Russian authorities searching a remote region of the country by aircraft have found the debris from a military satellite launch failure that occurred June 21, but might not know for a month or more what caused the accident.
The flight of the three-stage Molnia-M rocket carrying the military telecommunications satellite was aborted shortly after liftoff from the Plesetsk Cosmodrome in northern Russia. The mission was supposed to place the satellite into a highly elliptical orbit.
The Russian Space Forces, the arm of the Russian military that launches satellites, typically does not release the names of payloads or their missions. But the Russian space agency identified the satellite as Molnia-3K in a June 21 press release.
In a press conference June 21, Anatoly Perminov, director-general of the Russian space agency, said investigators are looking into the possibility that the rocket’s second and third stages failed to separate. Another possibility is that the third-stage engine failed to ignite, he said.
Whatever the problem was, the flight was aborted five minutes after liftoff, and the rocket and satellite, still enshrouded in its protective fairing, crashed in the Siberian region of Tyumen, according to Aleksei Kuznetsov, spokesman for the Space Forces.
In a phone interview June 22, Kuznetsov confirmed that the flight was aborted at about the time when the second and third stage were supposed to separate , but declined to comment on Perminov’s suggestions as to what might have caused the failure.
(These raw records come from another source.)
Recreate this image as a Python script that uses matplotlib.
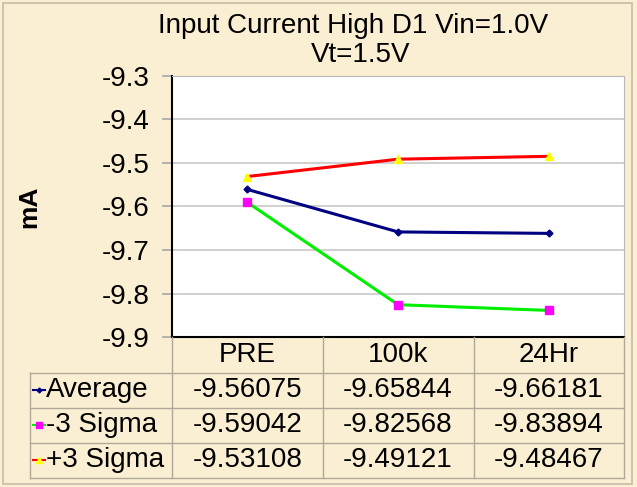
import matplotlib.pyplot as plt
import matplotlib.transforms as mtransforms
from matplotlib.lines import Line2D
from matplotlib.patches import Rectangle

plt.rcParams['font.family'] = ['Liberation Sans', 'DejaVu Sans']

stages = ['PRE', '100k', '24Hr']
average = [-9.56075, -9.65844, -9.66181]
minus_3sigma = [-9.59042, -9.82568, -9.83894]
plus_3sigma = [-9.53108, -9.49121, -9.48467]
series_names = ['Average', '-3 Sigma', '+3 Sigma']
yticks = [-9.3, -9.4, -9.5, -9.6, -9.7, -9.8, -9.9]

W, H = 637, 487
bg = '#FAEFD3'
fig = plt.figure(figsize=(W / 100, H / 100), dpi=100, facecolor=bg)
fig.patches.append(Rectangle((3 / W, 3 / H), 629 / W, 481 / H, transform=fig.transFigure,
                             fill=False, edgecolor='#C8BCA8', lw=1.2))

L, R, T, B = 172, 624, 76, 337
ax = fig.add_axes([L / W, 1 - B / H, (R - L) / W, (B - T) / H])
ax.set_facecolor('white')

x = list(range(len(stages)))
styles = [
    dict(color='#000080', marker='D', markersize=3.5, markerfacecolor='#000080', markeredgecolor='#000080'),
    dict(color='#00EE00', marker='s', markersize=6, markerfacecolor='#FF00FF', markeredgecolor='#FF00FF'),
    dict(color='#FF0000', marker='^', markersize=6, markerfacecolor='#FFFF00', markeredgecolor='#FFFF00'),
]
all_series = [average, minus_3sigma, plus_3sigma]
for vals, st in zip(all_series, styles):
    ax.plot(x, vals, lw=2.2, zorder=3, **st)

ax.set_xlim(-0.5, 2.5)
ax.set_ylim(-9.9, -9.3)
ax.set_yticks(yticks)
ax.set_yticklabels([f'{v:.1f}' for v in yticks], fontsize=20)
ax.yaxis.grid(True, color='#C8C8C8', lw=1.2)
ax.set_axisbelow(True)
ax.tick_params(axis='y', length=7, color='#A8A8A8', width=1.2, pad=9)
ax.set_xticks([])
for s in ['top', 'right']:
    ax.spines[s].set_color('#B8B8B8')
ax.spines['left'].set_color('black')
ax.spines['bottom'].set_color('black')
ax.spines['left'].set_linewidth(1.5)
ax.spines['bottom'].set_linewidth(1.5)

ax.set_ylabel('mA', fontsize=19, fontweight='bold')
ax.yaxis.set_label_coords((41 - L) / (R - L), 0.5)

fig.text(353 / W, 1 - 26 / H, 'Input Current High D1 Vin=1.0V', ha='center', va='center', fontsize=20)
fig.text(361 / W, 1 - 55 / H, 'Vt=1.5V', ha='center', va='center', fontsize=20)


# data table under the plot
def fy(py):
    return 1 - py / H


def fx(px):
    return px / W


grid_c = '#B0A898'
col_edges = [172, 323, 474, 624]
row_edges = [373, 408, 443, 478]
for xe in col_edges:
    fig.add_artist(Line2D([fx(xe), fx(xe)], [fy(B), fy(478)], color=grid_c, lw=1))
fig.add_artist(Line2D([fx(30), fx(30)], [fy(373), fy(478)], color=grid_c, lw=1))
for ye in row_edges:
    fig.add_artist(Line2D([fx(30), fx(624)], [fy(ye), fy(ye)], color=grid_c, lw=1))

blend = mtransforms.blended_transform_factory(ax.transData, fig.transFigure)
for i, s in enumerate(stages):
    ax.text(i, fy(355), s, transform=blend, ha='center', va='center', fontsize=20)

row_centers = [390, 425, 460]
for r, (name, vals, st) in enumerate(zip(series_names, all_series, styles)):
    yc = fy(row_centers[r])
    for i, v in enumerate(vals):
        ax.text(i, yc, f'{v:.5f}', transform=blend, ha='center', va='center', fontsize=20)
    fig.add_artist(Line2D([fx(33), fx(45)], [yc, yc], color=st['color'], lw=1.5))
    fig.add_artist(Line2D([fx(39)], [yc], marker=st['marker'], markersize=st['markersize'] * 0.7,
                          markerfacecolor=st['markerfacecolor'], markeredgecolor=st['markeredgecolor'], lw=0))
    fig.text(fx(46), yc, name, ha='left', va='center', fontsize=20)

fig.savefig('out.png', dpi=100, facecolor=bg)
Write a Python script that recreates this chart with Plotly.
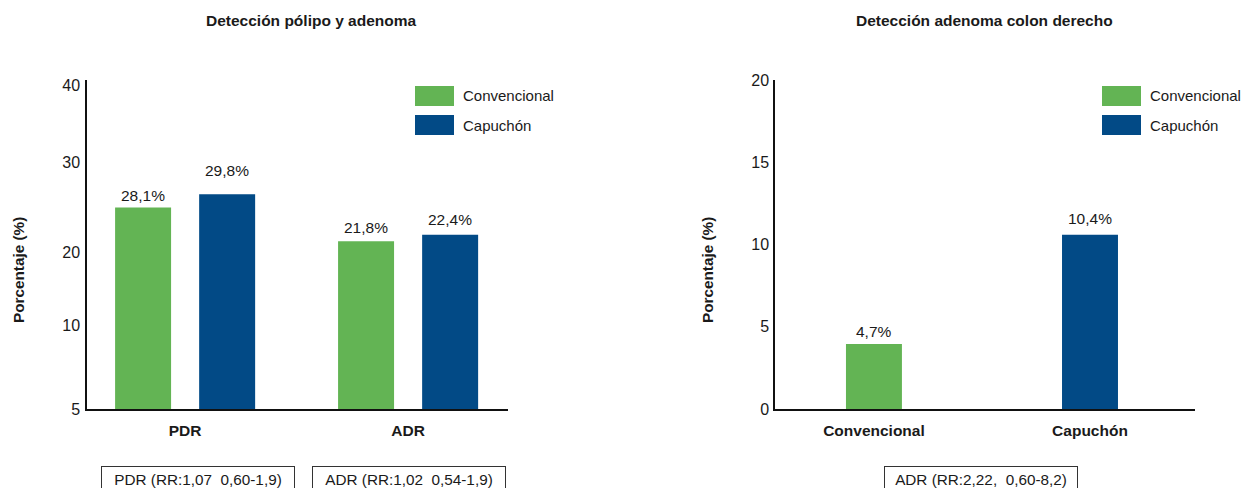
import plotly.graph_objects as go

# ---------------- data ----------------
left_title = "Detección pólipo y adenoma"
right_title = "Detección adenoma colon derecho"
series_names = ["Convencional", "Capuchón"]
left_categories = ["PDR", "ADR"]
# bar heights as drawn against the axis
left_convencional = [24.5, 20.4]
left_capuchon = [26.1, 21.2]
left_conv_labels = ["28,1%", "21,8%"]
left_cap_labels = ["29,8%", "22,4%"]
left_tick_text = ["5", "10", "20", "30", "40"]

right_categories = ["Convencional", "Capuchón"]
right_values = [3.95, 10.6]
right_labels = ["4,7%", "10,4%"]
right_tick_text = ["0", "5", "10", "15", "20"]

y_title = "Porcentaje (%)"
left_notes = ["PDR (RR:1,07\u00a0 0,60-1,9)", "ADR (RR:1,02\u00a0 0,54-1,9)"]
right_notes = ["ADR (RR:2,22,\u00a0 0,60-8,2)"]

# ---------------- style ----------------
W, H = 1255, 488
OFF = 8  # page body margin
GREEN = "#63B454"
BLUE = "#024A86"
colors = [GREEN, BLUE]
FONT = "Liberation Sans, Arial, sans-serif"
TXT = "#1a1a1a"


def px(x):
    return (x - OFF) / W


def py(y):
    return (H - (y - OFF)) / H


BARGAP = 0.246
GROUPGAP = 0.334
slot = (1 - BARGAP) / 2
half = slot / 2

fig = go.Figure()
left_x = list(range(len(left_categories)))
for name, vals, col in zip(series_names, [left_convencional, left_capuchon], colors):
    fig.add_trace(go.Bar(x=left_x, y=vals, name=name, marker=dict(color=col, line=dict(width=0)),
                         xaxis="x", yaxis="y", showlegend=False, hoverinfo="skip"))

right_x = list(range(len(right_categories)))
RW = 0.259
for i, (cat, val) in enumerate(zip(right_categories, right_values)):
    fig.add_trace(go.Bar(x=[right_x[i]], y=[val], name=cat, width=[RW], offset=[-RW / 2],
                         marker=dict(color=colors[i], line=dict(width=0)),
                         xaxis="x2", yaxis="y2", showlegend=False, hoverinfo="skip"))

ydom = [py(409), py(80)]
axis_common = dict(showline=True, linecolor="#111", linewidth=1.5, showgrid=False, zeroline=False,
                   ticks="", automargin=False, tickfont=dict(family=FONT, size=16, color=TXT))
cat_font = dict(family=FONT, size=15.5, color=TXT, weight="bold")

annotations = []
shapes = []

# value labels
left_shifts = [[12, 14], [24, 15]]
for s, (vals, labs) in enumerate(zip([left_convencional, left_capuchon], [left_conv_labels, left_cap_labels])):
    for i, (v, t) in enumerate(zip(vals, labs)):
        annotations.append(dict(x=left_x[i] + (-half if s == 0 else half), y=v, xref="x", yref="y", text=t,
                                showarrow=False, yanchor="middle", yshift=left_shifts[s][i],
                                font=dict(family=FONT, size=15.5, color=TXT)))
right_shifts = [13, 16]
for i, (v, t) in enumerate(zip(right_values, right_labels)):
    annotations.append(dict(x=right_x[i], y=v, xref="x2", yref="y2", text=t, showarrow=False,
                            yanchor="middle", yshift=right_shifts[i],
                            font=dict(family=FONT, size=15.5, color=TXT)))

# titles
for t, xc in [(left_title, 311), (right_title, 984)]:
    annotations.append(dict(x=px(xc), y=py(20), xref="paper", yref="paper", text="<b>%s</b>" % t,
                            showarrow=False, xanchor="center", yanchor="middle",
                            font=dict(family=FONT, size=15.5, color=TXT)))
# y titles
for xc in [18, 707]:
    annotations.append(dict(x=px(xc), y=py(270), xref="paper", yref="paper", text="<b>%s</b>" % y_title,
                            textangle=-90, showarrow=False, xanchor="center", yanchor="middle",
                            font=dict(family=FONT, size=15.3, color=TXT)))

# legends
for x0 in [415, 1102]:
    for k, (name, col) in enumerate(zip(series_names, colors)):
        y0 = 86 + 29 * k
        shapes.append(dict(type="rect", xref="paper", yref="paper", x0=px(x0), x1=px(x0 + 39),
                           y0=py(y0 + 20), y1=py(y0), fillcolor=col, line=dict(width=0)))
        annotations.append(dict(x=px(x0 + 46), y=py(y0 + 10), xref="paper", yref="paper", text=name,
                                showarrow=False, xanchor="left", yanchor="middle",
                                font=dict(family=FONT, size=15, color=TXT)))

# notes boxes
for t, xc in zip(left_notes + right_notes, [198.5, 409, 981]):
    annotations.append(dict(x=px(xc), y=py(479), xref="paper", yref="paper", text=t, showarrow=False,
                            xanchor="center", yanchor="middle", width=192, height=25, borderpad=0,
                            bordercolor="#333", borderwidth=1,
                            font=dict(family=FONT, size=15.3, color=TXT)))

fig.update_layout(
    width=W, height=H, margin=dict(l=0, r=0, t=0, b=0, autoexpand=False),
    paper_bgcolor="white", plot_bgcolor="white",
    barmode="group", bargap=BARGAP, bargroupgap=GROUPGAP,
    showlegend=False,
    xaxis=dict(domain=[px(87), px(508)], range=[-0.44, 1.448], tickvals=left_x, ticktext=left_categories,
               **{**axis_common, "tickfont": cat_font}, ticklabelstandoff=7),
    yaxis=dict(domain=ydom, range=[0, 40], tickvals=[0, 10.2, 19, 30, 39.4], ticktext=left_tick_text,
               **axis_common, ticklabelstandoff=2),
    xaxis2=dict(domain=[px(775), px(1195)], range=[-0.458, 1.486], tickvals=right_x,
                ticktext=right_categories, anchor="y2",
                **{**axis_common, "tickfont": cat_font}, ticklabelstandoff=7),
    yaxis2=dict(domain=ydom, range=[0, 20], tickvals=[0, 5, 10, 15, 20], ticktext=right_tick_text,
                anchor="x2", **axis_common, ticklabelstandoff=1),
    annotations=annotations, shapes=shapes,
)

fig.write_html("out.html")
Kuznetsov said a commission headed by Gen. Oleg Gromov, deputy commander of the Space Forces, was established June 21 to investigate the accident . It may take the commission a month or more to come up with a preliminary report on what could have caused the crash.
Meanwhile, the Chief Military Prosecutor’s Office announced June 21 that it will investigate the incident for possible violations of regulations governing aviation and space-launch activities. The office’s spokesman, Mikhail Yanenko, said in a June 23 phone interview that the “investigation continues” but declined to give any details.
Such investigations are required by law following airplane and rocket crashes regardless of whether casualties are involved.
After two days of the searching the Tyumen region’s Uvat district by aircraft, Russian authorities located the debris from the mishap June 22, an official at the regional branch of the federal Ministry for Emergency Situations told Space News June 23.
The Uvatsky district is sparsely populated, and there have been no reports of casualties or damage stemming from the incident .
Kuznetsov said the impact on the environment should be negligible because the Molniya-M rocket is fueled by relatively benign kerosene and liquid oxygen. Some other Russian rockets, notably the workhorse Proton vehicle, are fueled by a poisonous chemical called heptil.
Reached by phone June 22, Oksana Yefimenko, a spokeswoman for TsSKB-Progress of Samara, Russia, which builds the Molnia-M vehicle, said her company would have no comment on the incident until the investigation commission publishes its findings.